In case you’ve never tried one, a wiki is basically a user-editable web site. The most famous example is, of course, Wikipedia, the user-generated, living encyclopedia. You don’t like the entry on your favorite rugby team, Iranian movie director or management fad? Just register, and you can go in and change it. It’s the wisdom of crowds, on steroids. It’s fast becoming the way knowledge proliferates across the globe. And you can now buy the technology that makes this possible.
The service desk world has begun to notice wikis in a big way — and to ask a really interesting question about them: What does a “conventional” knowledge management tool do that you can’t do with a wiki?
What is a knowledge management tool, really? It has three fundamental components:
- A repository for “solutions” — essentially a document management system;
- A means for retrieving solutions based on specific queries — generally some variant on search; and
- A workflow engine to manage the authoring, review, approval, publishing and eventual retirement of solutions.
There are service desks whose knowledge requirements are such that they cannot depend solely on search for quick and specific knowledge retrieval. These situations are very choice opportunities for KM vendors…but they’re rare. Most knowledge bases are small and narrow in scope, and, given the comfort nearly everyone has now with Google and its brethren, search tends to suffice.
A wiki will, in general, satisfy the content management and search requirements. Try a few — the web site WikiMatrix lists 80-odd wiki platforms, many of which provide at least trial access free. What they lack, by design, is the authoring workflow engine.
Orthodox KM proposes that the workflow be thoughtful, carefully designed to insure that all knowledge content is fully vetted for accuracy and style, and that the tool enforce or at least facilitate this process. So that’s a point of differentiation for the commercial problem resolution tools. (Actually, it might be a rather compelling point if the content and the process for generating it are subject to compliance audits.)

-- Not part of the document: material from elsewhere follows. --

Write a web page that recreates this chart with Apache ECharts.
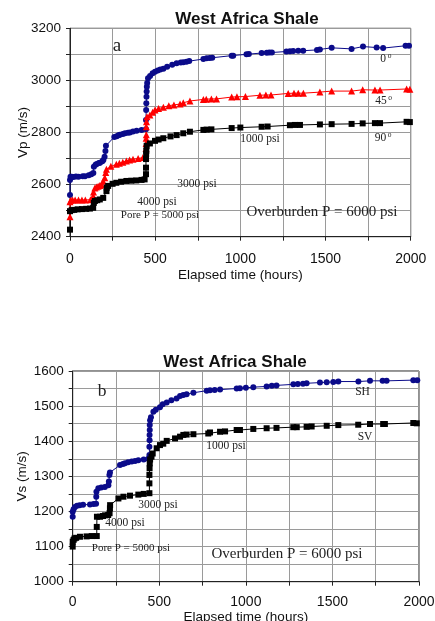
<!DOCTYPE html>
<html>
<head>
<meta charset="utf-8">
<script src="https://cdn.jsdelivr.net/npm/echarts@6/dist/echarts.min.js"></script>
<style>
html,body{margin:0;padding:0;background:#fff;}
#chart{width:435px;height:621px;}
</style>
</head>
<body>
<div id="chart"></div>
<script>
// ---- Data (elapsed time in hours, velocity in m/s) ----
var vp0 = [[0,2560],[0,2618],[3,2630],[10,2630],[20,2629],[35,2631],[50,2630],[75,2632],[88,2632],[110,2636],[125,2640],[137,2645],[140,2669],[150,2676],[157,2679],[170,2683],[176,2684],[190,2690],[196,2694],[203,2707],[208,2729],[211,2749],[260,2783],[274,2786],[285,2789],[293,2791],[310,2794],[323,2797],[340,2799],[352,2800],[370,2804],[391,2807],[420,2810],[446,2812],[446,2848],[447,2886],[448,2912],[449,2937],[450,2957],[451,2976],[453,2990],[458,3008],[470,3017],[485,3027],[499,3033],[515,3038],[530,3042],[548,3045],[570,3052],[600,3060],[626,3066],[650,3069],[665,3070],[684,3072],[700,3074],[783,3082],[802,3085],[820,3086],[835,3087],[949,3095],[958,3095],[1036,3100],[1050,3101],[1125,3105],[1155,3106],[1170,3107],[1185,3107],[1270,3111],[1291,3112],[1310,3113],[1340,3114],[1369,3114],[1450,3117],[1467,3119],[1536,3125],[1653,3121],[1720,3130],[1800,3126],[1838,3124],[1970,3133],[1990,3133]];

var vp45 = [[0,2477],[0,2534],[5,2540],[15,2541],[30,2541],[50,2541],[70,2541],[90,2541],[120,2542],[136,2556],[138,2572],[146,2587],[155,2591],[165,2594],[175,2597],[185,2600],[195,2613],[204,2626],[210,2646],[214,2659],[240,2670],[272,2678],[290,2682],[310,2686],[331,2691],[350,2694],[370,2697],[400,2700],[428,2704],[446,2706],[446,2739],[447,2758],[447,2778],[448,2791],[448,2822],[449,2841],[452,2860],[469,2867],[485,2878],[499,2886],[520,2892],[548,2897],[580,2903],[610,2906],[646,2909],[665,2914],[704,2921],[783,2927],[800,2928],[830,2929],[860,2929],[949,2936],[980,2937],[1030,2938],[1115,2943],[1150,2944],[1180,2944],[1281,2950],[1315,2951],[1340,2951],[1370,2951],[1467,2955],[1536,2959],[1653,2959],[1718,2964],[1790,2963],[1820,2963],[1976,2967],[1995,2966]];

var vp90 = [[0,2427],[0,2498],[10,2502],[25,2503],[45,2505],[70,2506],[95,2507],[117,2508],[136,2511],[140,2530],[146,2537],[160,2540],[175,2543],[195,2549],[214,2575],[216,2588],[224,2595],[250,2603],[272,2607],[300,2611],[331,2614],[360,2615],[389,2616],[420,2618],[438,2620],[446,2640],[446,2665],[446,2698],[447,2717],[448,2730],[450,2749],[469,2758],[499,2768],[520,2773],[548,2778],[590,2785],[626,2790],[665,2797],[704,2803],[783,2810],[802,2811],[830,2812],[949,2817],[1000,2819],[1125,2822],[1160,2823],[1291,2828],[1320,2829],[1350,2829],[1467,2831],[1536,2832],[1653,2833],[1718,2835],[1790,2836],[1820,2836],[1976,2841],[1995,2840]];

var vsSH = [[0,1185],[0,1199],[5,1206],[13,1213],[25,1216],[40,1218],[60,1219],[100,1220],[120,1221],[135,1222],[136,1242],[137,1256],[148,1266],[165,1268],[186,1270],[206,1275],[209,1285],[212,1304],[215,1311],[273,1332],[290,1335],[302,1337],[320,1340],[341,1342],[360,1344],[379,1346],[410,1348],[437,1350],[443,1361],[443,1384],[444,1403],[444,1418],[445,1432],[445,1446],[447,1460],[452,1468],[466,1484],[480,1490],[504,1497],[520,1505],[543,1510],[570,1517],[600,1522],[620,1529],[639,1532],[658,1534],[697,1538],[774,1544],[793,1545],[820,1546],[851,1547],[947,1550],[966,1551],[1000,1552],[1043,1554],[1120,1556],[1150,1558],[1177,1559],[1274,1562],[1300,1563],[1330,1564],[1351,1565],[1428,1567],[1467,1568],[1505,1569],[1534,1570],[1650,1570],[1717,1572],[1790,1572],[1813,1572],[1967,1574],[1990,1574]];

var vsSV = [[0,1100],[0,1114],[5,1119],[10,1123],[20,1125],[42,1128],[80,1129],[110,1130],[139,1130],[139,1156],[140,1185],[158,1185],[175,1187],[187,1189],[205,1190],[213,1195],[215,1209],[216,1218],[264,1237],[293,1242],[331,1245],[379,1248],[410,1250],[443,1252],[443,1280],[443,1304],[444,1323],[445,1337],[447,1348],[455,1356],[462,1365],[485,1380],[504,1389],[523,1393],[543,1401],[591,1408],[620,1413],[639,1418],[658,1419],[697,1420],[783,1422],[793,1425],[851,1427],[880,1428],[947,1432],[966,1432],[1043,1435],[1120,1437],[1177,1438],[1274,1440],[1294,1440],[1351,1441],[1380,1442],[1467,1444],[1534,1446],[1649,1447],[1717,1449],[1793,1449],[1803,1449],[1967,1452],[1987,1451]];

var titleText = 'West Africa Shale';
var xName = 'Elapsed time (hours)';
var yNameTop = 'Vp (m/s)';
var yNameBottom = 'Vs (m/s)';

// ---- Styles ----
var SANS = '"Liberation Sans", Arial, sans-serif';
var SERIF = '"Liberation Serif", "Times New Roman", serif';
var NAVY = '#0b0b8a';
var GRIDC = '#9a9a9a';

function xAxisCfg(gi, labelMargin, nameGap) {
  return {
    gridIndex: gi, type: 'value', min: 0, max: 2000, interval: 250,
    name: xName, nameLocation: 'middle', nameGap: nameGap, nameMoveOverlap: false,
    nameTextStyle: {fontFamily: SANS, fontSize: 13.5, color: '#111'},
    axisLine: {show: true, lineStyle: {color: '#222', width: 1}},
    axisTick: {show: true, length: 4, lineStyle: {color: '#222'}},
    axisLabel: {fontFamily: SANS, fontSize: 14, color: '#111', margin: labelMargin,
      formatter: function (v) { return v % 500 === 0 ? String(v) : ''; }},
    splitLine: {show: true, lineStyle: {color: GRIDC, width: 1}}
  };
}
function yAxisCfg(gi, min, max, interval, labelStep, name, nameGap) {
  return {
    gridIndex: gi, type: 'value', min: min, max: max, interval: interval,
    name: name, nameLocation: 'middle', nameGap: nameGap, nameRotate: 90, nameMoveOverlap: false,
    nameTextStyle: {fontFamily: SANS, fontSize: 13.5, color: '#111'},
    axisLine: {show: true, lineStyle: {color: '#222', width: 1}},
    axisTick: {show: true, length: 4, lineStyle: {color: '#222'}},
    axisLabel: {fontFamily: SANS, fontSize: 13.5, color: '#111', margin: 9,
      formatter: function (v) { return v % labelStep === 0 ? String(v) : ''; }},
    splitLine: {show: true, lineStyle: {color: GRIDC, width: 1}}
  };
}
function lineSeries(name, data, xi, yi, color, symbol, size) {
  return {
    name: name, type: 'line', xAxisIndex: xi, yAxisIndex: yi, data: data,
    symbol: symbol, symbolSize: size, showSymbol: true, animation: false,
    lineStyle: {color: color, width: 1}, itemStyle: {color: color},
    z: 3
  };
}
function txt(s, x, y, size, family, extra) {
  var o = {type: 'text', x: x, y: y, z: 10, silent: true,
    style: {text: s, fill: '#222', font: size + 'px ' + family, align: 'center', verticalAlign: 'middle'}};
  if (extra) for (var k in extra) o.style[k] = extra[k];
  return o;
}

var graphics = [
  // top chart annotations
  txt('a', 117, 46, 19, SERIF),
  txt('0', 383, 59, 11.5, SERIF), txt('o', 389.5, 56, 7.5, SERIF),
  txt('45', 381, 101, 11.5, SERIF), txt('o', 390, 98, 7.5, SERIF),
  txt('90', 380.5, 138, 11.5, SERIF), txt('o', 389.5, 135, 7.5, SERIF),
  txt('1000 psi', 260, 139, 11.5, SERIF),
  txt('3000 psi', 197, 184, 11.5, SERIF),
  txt('4000 psi', 157, 201.5, 11.5, SERIF),
  txt('Pore P = 5000 psi', 160, 215, 11, SERIF),
  txt('Overburden P = 6000 psi', 322, 212, 15, SERIF),
  // bottom chart annotations
  txt('b', 102, 391, 17.5, SERIF),
  txt('SH', 362.5, 392, 11.5, SERIF),
  txt('SV', 365, 437, 11.5, SERIF),
  txt('1000 psi', 226, 446, 11.5, SERIF),
  txt('3000 psi', 158, 505, 11.5, SERIF),
  txt('4000 psi', 125, 523, 11.5, SERIF),
  txt('Pore P = 5000 psi', 131, 548, 11, SERIF),
  txt('Overburden P = 6000 psi', 287, 554, 15, SERIF)
];

var chart = echarts.init(document.getElementById('chart'), null, {renderer: 'canvas'});
chart.setOption({
  backgroundColor: '#fff',
  animation: false,
  title: [
    {text: titleText, left: 242, top: 6, textAlign: 'center',
     textStyle: {fontFamily: SANS, fontSize: 17, fontWeight: 'bold', color: '#111'}},
    {text: titleText, left: 230, top: 349, textAlign: 'center',
     textStyle: {fontFamily: SANS, fontSize: 17, fontWeight: 'bold', color: '#111'}}
  ],
  grid: [
    {left: 70, top: 28.3, width: 340.7, height: 208.4, show: true, borderColor: '#222', borderWidth: 1,
     backgroundColor: 'transparent', containLabel: false, outerBoundsMode: 'none'},
    {left: 72.7, top: 371, width: 346.3, height: 210.7, show: true, borderColor: '#222', borderWidth: 1,
     backgroundColor: 'transparent', containLabel: false, outerBoundsMode: 'none'}
  ],
  xAxis: [xAxisCfg(0, 15, 32), xAxisCfg(1, 13, 29)],
  yAxis: [
    yAxisCfg(0, 2400, 3200, 100, 200, yNameTop, 40),
    yAxisCfg(1, 1000, 1600, 50, 100, yNameBottom, 43)
  ],
  series: [
    lineSeries('0°', vp0, 0, 0, NAVY, 'circle', 6),
    lineSeries('45°', vp45, 0, 0, '#ff0000', 'triangle', 7),
    lineSeries('90°', vp90, 0, 0, '#000000', 'rect', 6),
    lineSeries('SH', vsSH, 1, 1, NAVY, 'circle', 6),
    lineSeries('SV', vsSV, 1, 1, '#000000', 'rect', 6)
  ],
  graphic: graphics
});
</script>
</body>
</html>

But, how much differentiation? Is it $250,000 worth? Or, conversely, would having to manage this workflow manually, without help from the tool, be okay if it saved $250,000 in license fee? Because, while some of the wiki platforms are marketed and priced like enterprise KM tools, there are quite capable little wiki platforms that can be had for as little as $50 a year. A few are actually free.
Could a service desk design a KM process that engineers around the limitations of wiki technology so that it actually meets its problem resolution needs? I suspect a growing number of them are going to try.